Different sizes in the crackles:

This one I did in Deep Firebrick - Amaco glaze - which is very pretty, but it's a bit more opaque than I would have liked because you can't see the manganese flecks.  I'll try a different red next time.

Different shape - smaller crackle texture - probably because either not enough sodium silicate and/or didn't stretch it enough:

And here is the finished piece - the same turquoise as the first piece - just LOVE how the manganese flecks show through this glaze:

Unfortunately, we had an accident moving the pieces upstairs from the kiln room - bummer but that's pottery: (   The good news is that I can inspect my walls, which are not perfect - could be a bit thinner and a bit more even, but are not bad.  The inside of the pot is just glazed with clear, so it's the natural, warm brown of the clay and the manganese flecks.

This one started life as a tall cylinder - about 8" (tall for me).
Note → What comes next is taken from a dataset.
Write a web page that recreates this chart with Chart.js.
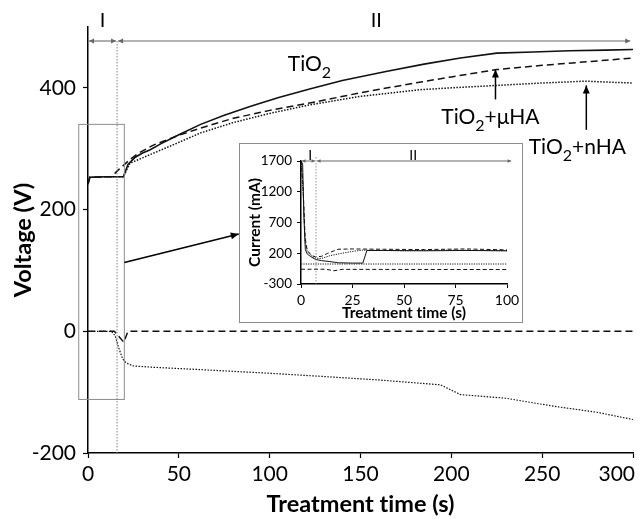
<!DOCTYPE html>
<html>
<head>
<meta charset="utf-8">
<script src="https://cdn.jsdelivr.net/npm/chart.js@4.4.0/dist/chart.umd.min.js"></script>
<style>
  html, body { margin: 0; padding: 0; background: #fff; }
  #wrap { position: relative; width: 641px; height: 519px; }
  #inset { position: absolute; left: 239px; top: 143px; width: 282px; height: 178px;
           border: 1px solid #8c8c8c; background: #fff; }
  canvas { display: block; }
</style>
</head>
<body>
<div id="wrap">
  <canvas id="mainChart" width="641" height="519"></canvas>
  <div id="inset"><canvas id="insetChart" width="282" height="178"></canvas></div>
</div>
<script>
// --- DATA: main chart, voltage vs time ---
const voltageTicks = [-200, 0, 200, 400];

const tio2Time    = [0, 1, 10, 19.5, 22, 26, 30, 34, 40, 50, 62, 75, 90, 105, 122, 140, 164, 185, 205, 225, 245, 265, 285, 300];
const tio2Voltage = [242, 253, 254, 254, 274, 286, 293, 298, 308, 323, 340, 355, 370, 384, 398, 412, 427, 439, 449, 457, 459, 461, 462, 463];

const muTime    = [0, 1, 10, 12.9, 17, 23, 28, 36, 50, 62, 80, 100, 122, 150, 180, 200, 225, 250, 275, 300];
const muVoltage = [242, 253, 254, 254, 266, 282, 293, 306, 322, 334, 350, 363, 375, 392, 408, 418, 430, 437, 443, 449];

const nTime    = [0, 1, 10, 19.5, 23, 30, 45, 62, 80, 100, 122, 150, 183, 200, 225, 250, 274, 290, 300];
const nVoltage = [242, 253, 254, 254, 276, 285, 304, 326, 343, 358, 372, 386, 397, 400, 404, 408, 411, 409, 408];

const muNegTime    = [0, 14.5, 19.7, 22, 300];
const muNegVoltage = [0, 0, -18, 0, 0];

const nNegTime    = [0, 13, 15, 17, 19, 21, 25, 35, 62, 100, 128, 160, 194, 205, 230, 256, 280, 300];
const nNegVoltage = [0, 0, -8, -28, -45, -52, -57, -59, -63, -69, -74, -80, -88, -104, -110, -123, -133, -145];

// --- DATA: inset, current vs time ---
const tio2CurTime = [0, 0.8, 1.4, 2.1, 3, 4.5, 7, 10, 14, 18, 25, 30, 32, 40, 60, 80, 100];
const tio2Current = [1700, 1650, 800, 260, 190, 150, 100, 80, 65, 45, 40, 40, 245, 245, 240, 245, 240];

const muCurTime = [0, 1, 2, 3, 5, 7, 10, 13, 18, 25, 40, 60, 80, 100];
const muCurrent = [1700, 1300, 450, 250, 170, 140, 150, 200, 265, 270, 265, 260, 270, 255];

const nCurTime = [0, 1, 2, 3, 5, 7, 10, 14, 20, 26, 30, 50, 75, 100];
const nCurrent = [1700, 1200, 400, 230, 160, 120, 115, 160, 200, 235, 250, 240, 250, 240];

const muNegCurTime = [0, 12, 16, 20, 100];
const muNegCurrent = [-60, -60, -85, -62, -65];

const nNegCurTime = [0, 100];
const nNegCurrent = [25, 25];

// phase boundaries (s)
const mainPhaseSplit = 16;
const insetPhaseSplit = 7.3;

// --- HELPERS ---
const pts = (xs, ys) => xs.map((x, i) => ({ x: x, y: ys[i] }));

function lineSet(label, data, dash, width) {
  return {
    label: label, data: data, borderColor: '#111', borderWidth: width,
    borderDash: dash, pointRadius: 0, fill: false, tension: 0
  };
}

function arrowHead(ctx, x, y, angle, len, half) {
  ctx.save();
  ctx.translate(x, y);
  ctx.rotate(angle);
  ctx.beginPath();
  ctx.moveTo(0, 0);
  ctx.lineTo(-len, -half);
  ctx.lineTo(-len, half);
  ctx.closePath();
  ctx.fill();
  ctx.restore();
}

function arrow(ctx, x1, y1, x2, y2, len, half) {
  ctx.beginPath();
  ctx.moveTo(x1, y1);
  ctx.lineTo(x2, y2);
  ctx.stroke();
  arrowHead(ctx, x2, y2, Math.atan2(y2 - y1, x2 - x1), len, half);
}

// horizontal span with heads at both ends
function span(ctx, x1, x2, y, len, half) {
  ctx.beginPath();
  ctx.moveTo(x1, y);
  ctx.lineTo(x2, y);
  ctx.stroke();
  arrowHead(ctx, x1, y, Math.PI, len, half);
  arrowHead(ctx, x2, y, 0, len, half);
}

function chem(ctx, x, y, before, sub, after) {
  ctx.font = '21px Lato';
  ctx.fillText(before, x, y);
  x += ctx.measureText(before).width;
  ctx.font = '16px Lato';
  ctx.fillText(sub, x, y + 7);
  x += ctx.measureText(sub).width;
  ctx.font = '21px Lato';
  ctx.fillText(after, x, y);
}

// --- MAIN CHART PLUGIN (labels, arrows, zoom box) ---
const mainMarks = {
  id: 'mainMarks',
  afterDraw(chart) {
    const { ctx, chartArea } = chart;
    const X = v => chart.scales.x.getPixelForValue(v);
    const Y = v => chart.scales.y.getPixelForValue(v);
    ctx.save();

    // x tick labels, kept inside the canvas
    ctx.font = '21px Lato';
    ctx.fillStyle = '#000';
    ctx.textBaseline = 'middle';
    ctx.textAlign = 'left';
    chart.scales.x.ticks.forEach(t => {
      const s = String(t.value);
      const w = ctx.measureText(s).width;
      const left = Math.min(X(t.value) - w / 2, chart.width - 6 - w);
      ctx.fillText(s, left, chartArea.bottom + 21);
    });

    // zoom box around the start
    ctx.strokeStyle = '#8c8c8c';
    ctx.lineWidth = 1;
    ctx.strokeRect(X(-5.1), Y(340), X(20) - X(-5.1), Y(-112) - Y(340));

    // phase split line
    const ySpan = Y(477);
    ctx.strokeStyle = '#777';
    ctx.lineWidth = 0.9;
    ctx.setLineDash([1.5, 1.5]);
    ctx.beginPath();
    ctx.moveTo(X(mainPhaseSplit), ySpan);
    ctx.lineTo(X(mainPhaseSplit), chartArea.bottom);
    ctx.stroke();
    ctx.setLineDash([]);

    // phase spans
    ctx.strokeStyle = '#9a9a9a';
    ctx.fillStyle = '#666';
    ctx.lineWidth = 1.6;
    span(ctx, X(0) + 1, X(mainPhaseSplit) - 1, ySpan, 5, 2.5);
    span(ctx, X(mainPhaseSplit) + 1, X(298.5), ySpan, 5, 2.5);

    ctx.fillStyle = '#000';
    ctx.font = '20px Lato';
    ctx.textAlign = 'center';
    ctx.textBaseline = 'middle';
    ctx.fillText('I', X(8), chartArea.top - 6);
    ctx.fillText('II', X(158.7), chartArea.top - 6);

    // connector from the zoom box to the inset
    ctx.strokeStyle = '#000';
    ctx.lineWidth = 1.5;
    arrow(ctx, X(20), Y(113), X(83), Y(160), 8, 3.5);

    // label arrows
    arrow(ctx, X(224.3), Y(381), X(224.3), Y(430), 8, 3.5);
    arrow(ctx, X(274.3), Y(331), X(274.3), Y(404), 8, 3.5);

    // series labels
    ctx.textAlign = 'left';
    ctx.textBaseline = 'alphabetic';
    chem(ctx, X(110), Y(427), 'TiO', '2', '');
    chem(ctx, X(194.5), Y(341), 'TiO', '2', '+\u03bcHA');
    chem(ctx, X(242.6), Y(292), 'TiO', '2', '+nHA');

    ctx.restore();
  }
};

// --- INSET PLUGIN ---
const insetMarks = {
  id: 'insetMarks',
  afterDraw(chart) {
    const { ctx, chartArea } = chart;
    const X = v => chart.scales.x.getPixelForValue(v);
    const top = chartArea.top;
    ctx.save();
    ctx.strokeStyle = '#777';
    ctx.lineWidth = 0.8;
    ctx.setLineDash([1.5, 1.5]);
    ctx.beginPath();
    ctx.moveTo(X(insetPhaseSplit), top - 4);
    ctx.lineTo(X(insetPhaseSplit), chartArea.bottom);
    ctx.stroke();
    ctx.setLineDash([]);

    ctx.strokeStyle = '#9a9a9a';
    ctx.fillStyle = '#666';
    ctx.lineWidth = 1.4;
    span(ctx, X(0) + 1, X(insetPhaseSplit) - 1, top, 3.5, 1.8);
    span(ctx, X(insetPhaseSplit) + 1, X(102), top, 3.5, 1.8);

    ctx.fillStyle = '#000';
    ctx.font = '14px Lato';
    ctx.textAlign = 'center';
    ctx.textBaseline = 'middle';
    ctx.fillText('I', X(4.5), top - 6);
    ctx.fillText('II', X(54.5), top - 6);
    ctx.restore();
  }
};

// "ti" kept apart so Lato does not join it into a ligature
const timeTitle = 'Treatment t\u200Cime (s)';

// --- BUILD ---
function buildCharts() {
  new Chart(document.getElementById('mainChart').getContext('2d'), {
    type: 'line',
    data: {
      datasets: [
        lineSet('TiO2', pts(tio2Time, tio2Voltage), [], 1.6),
        lineSet('TiO2+\u03bcHA', pts(muTime, muVoltage), [7, 4], 1.5),
        lineSet('TiO2+nHA', pts(nTime, nVoltage), [1.5, 1.5], 1.5),
        lineSet('TiO2+\u03bcHA (neg)', pts(muNegTime, muNegVoltage), [7, 4], 1.5),
        lineSet('TiO2+nHA (neg)', pts(nNegTime, nNegVoltage), [1.5, 1.5], 1.2)
      ]
    },
    options: {
      responsive: false,
      animation: false,
      layout: { padding: { top: 27, right: 8, bottom: 0, left: 0 } },
      plugins: { legend: { display: false }, tooltip: { enabled: false } },
      scales: {
        x: {
          type: 'linear', min: 0, max: 300,
          ticks: { stepSize: 50, color: 'rgba(0,0,0,0)', font: { family: 'Lato', size: 21 } },
          grid: { drawOnChartArea: false, drawTicks: true, tickLength: 5, color: '#000', tickColor: '#000', tickWidth: 1.2 },
          border: { color: '#000', width: 1.5 },
          title: { display: true, text: timeTitle, color: '#000',
                   font: { family: 'Lato', size: 23.5, weight: 'bold' }, padding: { top: 0, bottom: 0 } },
          afterFit: s => { s.height = 66; s.paddingLeft = 0; s.paddingRight = 0; }
        },
        y: {
          min: -200, max: 500,
          afterBuildTicks: s => { s.ticks = voltageTicks.map(v => ({ value: v })); },
          ticks: { color: '#000', padding: 7, font: { family: 'Lato', size: 21 } },
          grid: { drawOnChartArea: false, drawTicks: true, tickLength: 5, color: '#000', tickColor: '#000', tickWidth: 1.2 },
          border: { color: '#000', width: 1.5 },
          title: { display: true, text: 'Voltage (V)', color: '#000',
                   font: { family: 'Lato', size: 23.5, weight: 'bold' }, padding: { top: 9, bottom: 0 } },
          afterFit: s => { s.width = 88; s.paddingTop = 0; s.paddingBottom = 0; }
        }
      }
    },
    plugins: [mainMarks]
  });

  new Chart(document.getElementById('insetChart').getContext('2d'), {
    type: 'line',
    data: {
      datasets: [
        lineSet('TiO2', pts(tio2CurTime, tio2Current), [], 1),
        lineSet('TiO2+\u03bcHA', pts(muCurTime, muCurrent), [4, 2.5], 1),
        lineSet('TiO2+nHA', pts(nCurTime, nCurrent), [1.2, 1.2], 1),
        lineSet('TiO2+\u03bcHA (neg)', pts(muNegCurTime, muNegCurrent), [4, 2.5], 1),
        lineSet('TiO2+nHA (neg)', pts(nNegCurTime, nNegCurrent), [1.2, 1.2], 1)
      ]
    },
    options: {
      responsive: false,
      animation: false,
      layout: { padding: { top: 17, right: 15, bottom: 0, left: 0 } },
      plugins: { legend: { display: false }, tooltip: { enabled: false } },
      scales: {
        x: {
          type: 'linear', min: 0, max: 100,
          ticks: { stepSize: 25, color: '#000', padding: 4, maxRotation: 0, font: { family: 'Lato', size: 14 } },
          grid: { drawOnChartArea: false, drawTicks: true, tickLength: 4, color: '#000', tickColor: '#000' },
          border: { color: '#000', width: 1.5 },
          title: { display: true, text: timeTitle, color: '#000',
                   font: { family: 'Lato', size: 15.5, weight: 'bold' }, padding: { top: 0, bottom: 0 } },
          afterFit: s => { s.height = 38; s.paddingLeft = 0; s.paddingRight = 0; }
        },
        y: {
          min: -300, max: 1700,
          ticks: { stepSize: 500, color: '#000', padding: 5, font: { family: 'Lato', size: 13.5 },
                   callback: v => String(v) },
          grid: { drawOnChartArea: false, drawTicks: true, tickLength: 4, color: '#000', tickColor: '#000' },
          border: { color: '#000', width: 1.5 },
          title: { display: true, text: 'Current (mA)', color: '#000',
                   font: { family: 'Lato', size: 15.5, weight: 'bold' }, padding: { top: 6, bottom: 0 } },
          afterFit: s => { s.width = 61; s.paddingTop = 0; s.paddingBottom = 0; }
        }
      }
    },
    plugins: [insetMarks]
  });
}

Promise.all(['21px Lato', 'bold 21px Lato'].map(f => document.fonts.load(f)))
  .catch(() => {})
  .then(buildCharts);
</script>
</body>
</html>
I incised the vertical lines and then painted the sodium silicate over the vertical lines.  So the texture is a combination of deep vertical lines and the crackle of the sodium silicate after the clay was stretched.  I am just getting the hang of stretching the clay in such an extreme way, so there are very thin spots on the wall.  This was also a big pot for me, and I almost lost it - had to hang it upside down for a couple of days to try to salvage it!  The organic looking rim was a way to finish the piece - with so many thin spots on this piece, I was afraid if I did much to it, it would crack - actually it did crack and I had to patch it up.  So, I didn't want to try to do much more to the rim because the walls were so fragile.  I finished the piece so you could still see the vertical texture of the neck, which is a nice contrast to the diagonal direction of the lines on the rest of the pot -and I kept the rim really thick to help balance out the rest of the piece, but left it organic to match the base of the pot.

So happy with how this guy ended up - I almost threw him away too!  The inside and rim are glazed with creme matt and the outside has black, which was rubbed off.  The neck has a little of the turquoise under the creme matt, but that didn't work so well.